France puts smoking ban on the back burner
04/17/06
The tobacco-loving French will be allowed to carry on puffing their Gitanes and Gauloises in smoky bars and bistros after the government caved in on plans to ban smoking in public places.
Ministers, who had already abandoned a controversial youth employment contract after street protests and violence, were accused of "cowardice" by anti-smoking campaigners.
Existing laws require cafés and restaurants to establish clearly separated smoking and non-smoking areas. Fed up with these rules being widely ignored, opponents had pinned their hopes on an outright ban.
President Jacques Chirac's Right-of-centre government had promised to push a decree to this effect through parliament. Only a week ago, Xavier Bertrand, the health minister, confirmed that a ban was on the agenda and said he wanted the issue addressed "as quickly as possible".
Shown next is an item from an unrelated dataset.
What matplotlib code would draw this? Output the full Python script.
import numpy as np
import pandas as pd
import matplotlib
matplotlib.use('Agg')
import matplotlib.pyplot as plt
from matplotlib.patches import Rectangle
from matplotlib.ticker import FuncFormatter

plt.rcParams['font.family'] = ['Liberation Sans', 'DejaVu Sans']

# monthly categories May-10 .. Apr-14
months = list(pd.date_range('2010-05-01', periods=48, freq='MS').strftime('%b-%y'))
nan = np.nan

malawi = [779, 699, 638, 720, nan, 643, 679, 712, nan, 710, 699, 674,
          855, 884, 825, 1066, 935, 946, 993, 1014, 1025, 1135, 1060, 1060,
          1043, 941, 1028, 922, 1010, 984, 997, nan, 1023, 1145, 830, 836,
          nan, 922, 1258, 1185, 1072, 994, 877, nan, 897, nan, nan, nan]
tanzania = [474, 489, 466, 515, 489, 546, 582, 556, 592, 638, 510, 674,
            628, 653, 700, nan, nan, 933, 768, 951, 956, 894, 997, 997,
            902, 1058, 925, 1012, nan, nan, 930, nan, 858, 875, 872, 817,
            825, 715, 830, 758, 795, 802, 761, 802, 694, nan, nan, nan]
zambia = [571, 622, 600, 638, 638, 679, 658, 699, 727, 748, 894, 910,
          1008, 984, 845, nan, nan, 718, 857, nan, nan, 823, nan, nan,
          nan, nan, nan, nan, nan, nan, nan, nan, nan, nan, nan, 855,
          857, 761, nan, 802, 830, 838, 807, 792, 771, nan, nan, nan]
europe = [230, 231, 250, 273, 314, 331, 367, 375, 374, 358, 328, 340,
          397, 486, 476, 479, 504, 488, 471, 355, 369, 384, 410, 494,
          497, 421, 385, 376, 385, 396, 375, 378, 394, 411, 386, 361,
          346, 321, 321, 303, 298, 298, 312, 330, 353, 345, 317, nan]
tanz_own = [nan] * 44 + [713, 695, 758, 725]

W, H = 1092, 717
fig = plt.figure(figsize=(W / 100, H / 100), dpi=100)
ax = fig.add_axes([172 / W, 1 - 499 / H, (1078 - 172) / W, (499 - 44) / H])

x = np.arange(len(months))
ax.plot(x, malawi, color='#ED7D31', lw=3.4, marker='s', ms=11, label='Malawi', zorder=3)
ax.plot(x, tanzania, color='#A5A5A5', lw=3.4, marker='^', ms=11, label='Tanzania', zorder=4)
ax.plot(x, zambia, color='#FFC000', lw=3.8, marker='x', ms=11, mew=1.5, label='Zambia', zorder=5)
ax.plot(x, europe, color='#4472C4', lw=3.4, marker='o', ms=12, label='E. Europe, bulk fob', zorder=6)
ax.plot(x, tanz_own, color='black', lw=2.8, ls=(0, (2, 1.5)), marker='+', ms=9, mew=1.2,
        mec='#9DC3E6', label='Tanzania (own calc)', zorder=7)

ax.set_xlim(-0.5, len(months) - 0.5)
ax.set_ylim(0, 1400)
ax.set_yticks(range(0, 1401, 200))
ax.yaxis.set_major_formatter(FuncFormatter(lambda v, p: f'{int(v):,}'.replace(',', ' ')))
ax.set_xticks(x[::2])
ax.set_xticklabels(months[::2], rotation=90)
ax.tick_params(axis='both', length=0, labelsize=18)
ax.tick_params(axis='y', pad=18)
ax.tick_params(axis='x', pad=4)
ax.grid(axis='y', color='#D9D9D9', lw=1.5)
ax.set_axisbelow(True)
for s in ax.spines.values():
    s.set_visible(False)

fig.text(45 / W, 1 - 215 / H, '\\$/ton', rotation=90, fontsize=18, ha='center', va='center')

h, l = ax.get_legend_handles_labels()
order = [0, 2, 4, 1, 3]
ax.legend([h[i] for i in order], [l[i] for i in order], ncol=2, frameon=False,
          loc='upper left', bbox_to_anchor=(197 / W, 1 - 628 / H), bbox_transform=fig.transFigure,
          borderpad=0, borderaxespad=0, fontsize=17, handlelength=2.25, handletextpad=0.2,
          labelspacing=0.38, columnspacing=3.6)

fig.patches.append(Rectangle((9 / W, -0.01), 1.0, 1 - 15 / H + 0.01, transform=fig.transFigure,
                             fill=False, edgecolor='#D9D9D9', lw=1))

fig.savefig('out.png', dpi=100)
However, on Wednesday, soon after the government's climbdown on the labour law reform, Mr Bertrand performed a U-turn. Instead of outlawing smoking, he announced a "vast consultation" on the issue, to be conducted over the next few months.
The Green Party accused the president and government of "sacrificing general interest for the wishes of lobby groups", adding: "The government's political line can be summed up in one word: cowardice."
Even members of Mr Chirac's own party, the UMP, were furious. Yves Bur, one of its MPs, who had proposed the smoking ban, predicted that nobody would be brave enough to confront the issue until after next year's presidential elections.
"I'm disappointed that members of the majority are not capable of taking a decision that has the support of the majority of French people," he said. "Once again the tobacco lobby has won."
France's long love affair with tobacco began in the 16th century, when Jean Nicot - the Frenchman after whom nicotine was named - became the first European to cultivate the plant. Thirty per cent of French adults smoke, down from a peak of more than half in the 1980s, but still an asphyxiating number, as any visitor to a Paris bar will know.
The president and Dominique de Villepin, the prime minister, feared that a smoking ban would cause further unrest in the wake of the job contract protests.
A photograph in the French newspaper Libération added insult to injury for anti-smoking campaigners. Taken in the corridors of the Assemblée Nationale, it showed a suited man puffing away… directly in front of a no smoking sign.